Les gens racistes et sectaires ne veulent toutefois rien savoir des raisons qui feraient en sorte de contenir la manifestation de leurs impulsions hostiles à l’égard de ceux qu’ils discriminent. Ils sont à l’image de l’antisémite qui « a choisi d’être imperméable face à tous les raisonnements qui pourraient le convaincre d’abandonner son antisémitisme » (Jean-Paul Sartre, Réflexions sur la question juive). Ils ne sauraient se passer d’un exutoire qui leur permet de projeter sur d’autres la responsabilité des problèmes, difficultés et frustrations qu’ils éprouvent eux-mêmes et qu’ils s’avèrent incapables, mais surtout, non désireux de regarder en face.

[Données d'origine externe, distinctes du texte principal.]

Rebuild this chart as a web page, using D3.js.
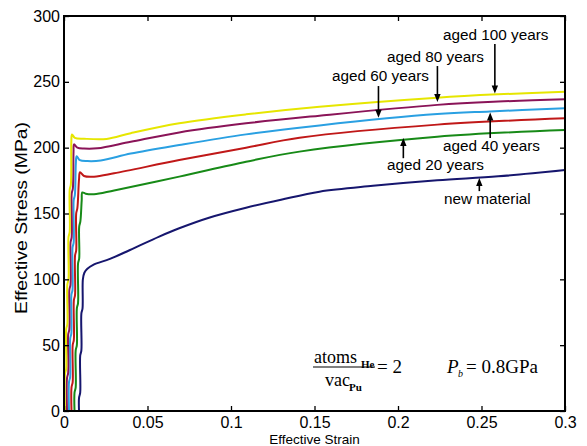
<!DOCTYPE html>
<html><head><meta charset="utf-8">
<script src="https://cdn.jsdelivr.net/npm/d3@7"></script>
<style>body{margin:0;background:#fff}svg{display:block}</style>
</head><body>
<svg id="c" width="587" height="446"></svg>
<script>
// ---- data: [effective strain, effective stress (MPa)] ----
const newMaterial = [[0.009,0],[0.009,10],[0.0097,14],[0.0097,42],[0.0104,46],[0.0104,74],[0.0111,78],[0.0113,100],[0.0122,105],[0.014,108],[0.0175,111],[0.0275,115.5],[0.0395,122.3],[0.057,132.5],[0.069,138.8],[0.0873,147],[0.109,154.4],[0.13,160.5],[0.153,166.6],[0.185,171],[0.2235,175.2],[0.26,178.2],[0.3,183]];
const aged20 = [[0.0063,0],[0.0063,14],[0.007,18],[0.007,46],[0.0077,50],[0.0077,78],[0.0084,82],[0.0084,112],[0.0091,116],[0.0091,140],[0.0098,144],[0.0106,160],[0.011,166],[0.013,165],[0.018,164.6],[0.03,167.5],[0.069,178],[0.109,189.3],[0.141,197],[0.2235,208.3],[0.3,213.4]];
const aged40 = [[0.0045,0],[0.0045,18],[0.0052,22],[0.0052,50],[0.0059,54],[0.0059,84],[0.0066,88],[0.0066,118],[0.0073,122],[0.0073,150],[0.008,154],[0.009,176],[0.0096,181.3],[0.012,178.5],[0.018,178],[0.03,180.5],[0.069,190.6],[0.109,200],[0.141,207.5],[0.2235,217.5],[0.3,222.3]];
const aged60 = [[0.003,0],[0.003,22],[0.0037,26],[0.0037,55],[0.0044,59],[0.0044,88],[0.0051,92],[0.0051,124],[0.0058,128],[0.0058,160],[0.0065,164],[0.0071,188],[0.0076,193.5],[0.0095,190.5],[0.014,189.8],[0.022,190.2],[0.04,195.5],[0.069,202],[0.109,210.1],[0.153,216.9],[0.2235,225.5],[0.255,227.5],[0.3,229.9]];
const aged80 = [[0.0018,0],[0.0018,25],[0.0025,29],[0.0025,58],[0.0032,62],[0.0032,92],[0.0039,96],[0.0039,128],[0.0046,132],[0.0046,165],[0.0053,169],[0.0057,197],[0.006,202.5],[0.008,200],[0.012,199.3],[0.02,199.5],[0.04,204.5],[0.069,211.6],[0.109,218.5],[0.153,224.3],[0.2235,232.5],[0.26,235],[0.3,236.7]];
const aged100 = [[0.0006,0],[0.0006,28],[0.0013,32],[0.0013,62],[0.002,66],[0.002,96],[0.0027,100],[0.0027,132],[0.0034,136],[0.0034,168],[0.0041,172],[0.0044,205],[0.0048,210],[0.0065,207.5],[0.012,206.8],[0.0255,206.6],[0.04,211],[0.069,218.5],[0.109,225.3],[0.153,231.1],[0.2235,238],[0.26,240.5],[0.3,242.5]];

const seriesNames = ["new material","aged 20 years","aged 40 years","aged 60 years","aged 80 years","aged 100 years"];
const seriesColors = ["#16166e","#178a17","#c01818","#2aa0e2","#8a1458","#e6e600"];
const seriesData = [newMaterial, aged20, aged40, aged60, aged80, aged100];

const xTicks = [0,0.05,0.1,0.15,0.2,0.25,0.3];
const xTickLabels = ["0","0.05","0.1","0.15","0.2","0.25","0.3"];
const yTicks = [0,50,100,150,200,250,300];
const yTickLabels = ["0","50","100","150","200","250","300"];

// annotation arrows: [strain, tail stress, tip stress]
const arrowData = [
  [0.2487,167,177],   // new material
  [0.2032,192,207.3], // aged 20
  [0.2552,207.3,226.7], // aged 40
  [0.1883,246.8,222.8], // aged 60
  [0.2236,262,234.7], // aged 80
  [0.258,278.7,241.2] // aged 100
];

// ---- layout ----
const L=64, R=565, T=16, B=411;
const svg = d3.select("#c");
const x = d3.scaleLinear().domain([0,0.3]).range([L,R]);
const y = d3.scaleLinear().domain([0,300]).range([B,T]);
const font = "'Liberation Sans', Arial, Helvetica, sans-serif";

// curves
const line = d3.line().x(d=>x(d[0])).y(d=>y(d[1])).curve(d3.curveCatmullRom.alpha(0.5));
svg.append("g").selectAll("path").data(seriesData).join("path")
  .attr("d", line).attr("fill","none")
  .attr("stroke",(d,i)=>seriesColors[i]).attr("stroke-width",2)
  .attr("stroke-linejoin","round");

// axes (ticks inward)
function styleAxis(g, showLabels){
  g.select(".domain").remove();
  g.selectAll(".tick line").attr("stroke","#000").attr("stroke-width",1.3);
  g.selectAll(".tick text").attr("fill","#000").style("font-family",font).style("font-size","16px");
  if(!showLabels) g.selectAll(".tick text").remove();
}
svg.append("g").attr("transform",`translate(0,${B})`)
  .call(d3.axisBottom(x).tickValues(xTicks).tickFormat((d,i)=>xTickLabels[i]).tickSizeInner(-5).tickSizeOuter(0).tickPadding(6))
  .call(g=>styleAxis(g,true));
svg.append("g").attr("transform",`translate(0,${T})`)
  .call(d3.axisTop(x).tickValues(xTicks).tickSizeInner(-5).tickSizeOuter(0))
  .call(g=>styleAxis(g,false));
svg.append("g").attr("transform",`translate(${L},0)`)
  .call(d3.axisLeft(y).tickValues(yTicks).tickFormat((d,i)=>yTickLabels[i]).tickSizeInner(-5).tickSizeOuter(0).tickPadding(4))
  .call(g=>styleAxis(g,true));
svg.append("g").attr("transform",`translate(${R},0)`)
  .call(d3.axisRight(y).tickValues(yTicks).tickSizeInner(-5).tickSizeOuter(0))
  .call(g=>styleAxis(g,false));

// frame
svg.append("rect").attr("x",L).attr("y",T).attr("width",R-L).attr("height",B-T)
  .attr("fill","none").attr("stroke","#000").attr("stroke-width",2);

// axis titles
svg.append("text").attr("x",(L+R)/2).attr("y",443.5).attr("text-anchor","middle")
  .style("font-family",font).style("font-size","13.5px").text("Effective Strain");
svg.append("text").attr("transform","translate(27,218) rotate(-90)").attr("text-anchor","middle")
  .attr("textLength",192).attr("lengthAdjust","spacingAndGlyphs")
  .style("font-family",font).style("font-size","16px").text("Effective Stress (MPa)");

// annotations
const labelPos = [[444,204],[387,170],[443,151],[332,81],[387,62],[443,40]];
svg.append("g").selectAll("text").data(seriesNames).join("text")
  .attr("x",(d,i)=>labelPos[i][0]).attr("y",(d,i)=>labelPos[i][1])
  .style("font-family",font).style("font-size","15.3px").attr("fill","#000").text(d=>d);

const ag = svg.append("g");
arrowData.forEach(a=>{
  const ax=x(a[0]), y0=y(a[1]), y1=y(a[2]);
  const dir = y1>y0 ? 1 : -1;
  const hl=8, hw=3.2;
  ag.append("line").attr("x1",ax).attr("x2",ax).attr("y1",y0).attr("y2",y1-dir*hl*0.6)
    .attr("stroke","#000").attr("stroke-width",1.6);
  ag.append("path").attr("d",`M${ax},${y1}L${ax-hw},${y1-dir*hl}L${ax+hw},${y1-dir*hl}Z`).attr("fill","#000");
});

// formula annotations
const serif = "'Liberation Serif','Times New Roman',Times,serif";
const fg = svg.append("g").style("font-family",serif).attr("fill","#000");
fg.append("text").attr("x",314).attr("y",363).style("font-size","18px").text("atoms");
fg.append("text").attr("x",361).attr("y",368).style("font-size","11px").style("font-weight","bold").text("He");
fg.append("line").attr("x1",313).attr("x2",375).attr("y1",367).attr("y2",367).attr("stroke","#000").attr("stroke-width",1.2);
fg.append("text").attr("x",325).attr("y",386).style("font-size","18px").text("vac");
fg.append("text").attr("x",349).attr("y",391).style("font-size","11px").style("font-weight","bold").text("Pu");
fg.append("text").attr("x",377).attr("y",373).style("font-size","19px").text("= 2");
fg.append("text").attr("x",447).attr("y",373).style("font-size","19px").style("font-style","italic").text("P");
fg.append("text").attr("x",458).attr("y",377).style("font-size","10px").style("font-style","italic").text("b");
fg.append("text").attr("x",466).attr("y",373).style("font-size","19px").text("= 0.8GPa");
</script>
</body></html>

Au Moyen Âge, on supposait volontiers que les juifs, les femmes et les personnes homosexuelles étaient habités par des démons qui leur prodiguaient des pouvoirs occultes. Régulièrement à l’intérieur des discours discriminatoires qui sont malheureusement encore tenus, on impute gratuitement à des personnes des intentions diaboliques, des vices prononcés, on leur prête de mauvaises intentions à notre égard. Cela relève de la croyance en la toute-puissance des pensées, celles que l’on a et celles que l’on prête à d’autres pour justifier, en quelque sorte par magie, ce pourquoi on les discrimine : « Il y a là exagération de la réalité psychique par rapport à la réalité matérielle, trait qui se rattache à la toute-puissance des pensées » (Sigmund Freud, L’inquiétante étrangeté). C’est bien ce qui se passe dans le racisme et dans les autres réactions d’exclusion du semblable à qui nous refusons toute parenté et solidarité humaine avec nous.